DIRECTIONS: Which lines hold the string "this"? Copy every one of them.

EXTRACTED RECORDS:
- - -

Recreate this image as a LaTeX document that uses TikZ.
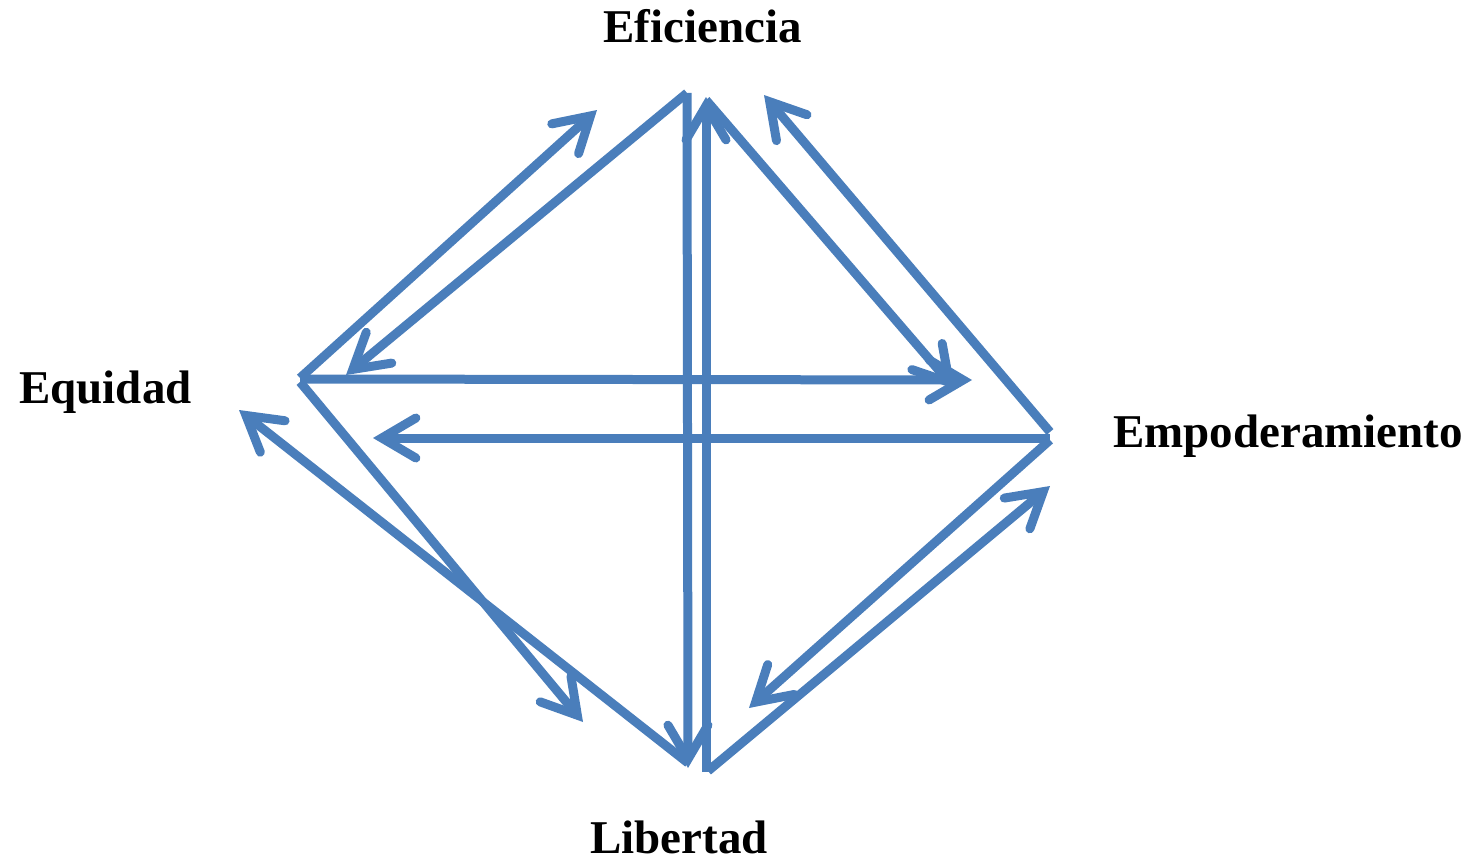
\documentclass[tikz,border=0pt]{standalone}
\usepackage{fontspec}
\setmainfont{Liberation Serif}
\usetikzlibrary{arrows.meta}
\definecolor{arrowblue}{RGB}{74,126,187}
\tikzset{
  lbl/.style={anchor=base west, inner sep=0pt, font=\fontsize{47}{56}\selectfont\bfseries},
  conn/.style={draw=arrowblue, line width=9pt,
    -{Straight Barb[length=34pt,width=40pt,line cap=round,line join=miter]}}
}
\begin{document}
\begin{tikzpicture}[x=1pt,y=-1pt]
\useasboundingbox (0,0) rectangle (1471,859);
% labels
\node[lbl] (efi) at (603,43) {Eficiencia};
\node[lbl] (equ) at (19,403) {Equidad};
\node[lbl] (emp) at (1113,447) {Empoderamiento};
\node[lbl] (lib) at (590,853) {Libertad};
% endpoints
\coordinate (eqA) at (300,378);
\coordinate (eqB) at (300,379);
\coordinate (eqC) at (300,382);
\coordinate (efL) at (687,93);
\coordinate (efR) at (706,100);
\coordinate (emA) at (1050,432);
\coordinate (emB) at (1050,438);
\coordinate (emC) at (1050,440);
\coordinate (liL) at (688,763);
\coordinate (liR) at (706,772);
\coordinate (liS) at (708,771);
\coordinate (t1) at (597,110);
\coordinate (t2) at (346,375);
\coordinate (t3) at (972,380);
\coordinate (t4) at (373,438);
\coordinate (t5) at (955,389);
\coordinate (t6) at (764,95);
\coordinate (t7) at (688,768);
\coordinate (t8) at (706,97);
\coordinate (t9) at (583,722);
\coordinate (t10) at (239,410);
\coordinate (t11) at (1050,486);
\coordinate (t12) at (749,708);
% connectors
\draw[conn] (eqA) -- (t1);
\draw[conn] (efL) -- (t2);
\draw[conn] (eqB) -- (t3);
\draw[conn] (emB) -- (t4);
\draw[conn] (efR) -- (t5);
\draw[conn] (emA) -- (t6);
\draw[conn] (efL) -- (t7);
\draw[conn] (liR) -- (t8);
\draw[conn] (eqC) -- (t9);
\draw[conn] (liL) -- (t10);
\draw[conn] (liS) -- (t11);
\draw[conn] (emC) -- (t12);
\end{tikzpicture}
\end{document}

- - -

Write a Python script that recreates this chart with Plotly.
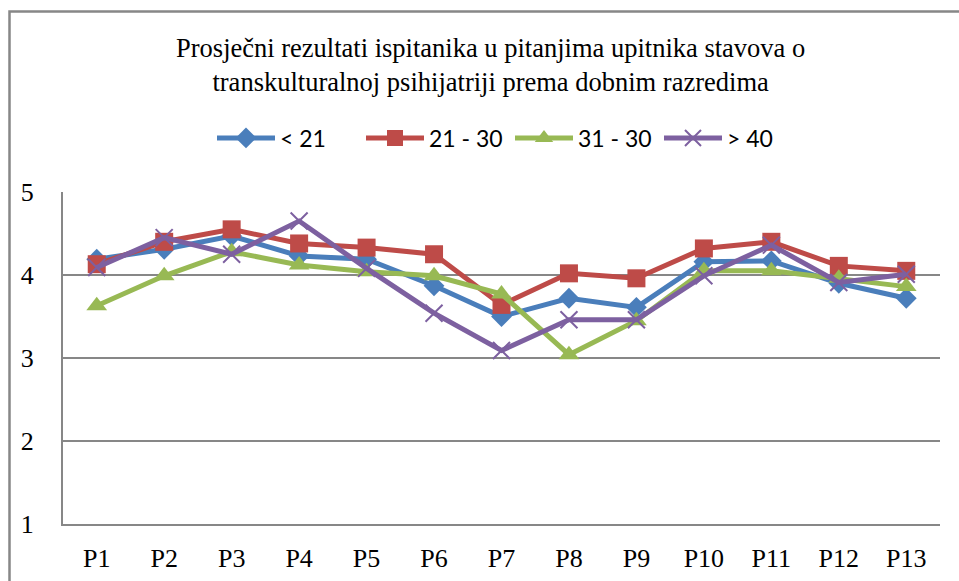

- - -

REPLY TO THE EXERCISE:
Recreate this image as a LaTeX document that uses TikZ.
Write a Python script that recreates this chart with Plotly.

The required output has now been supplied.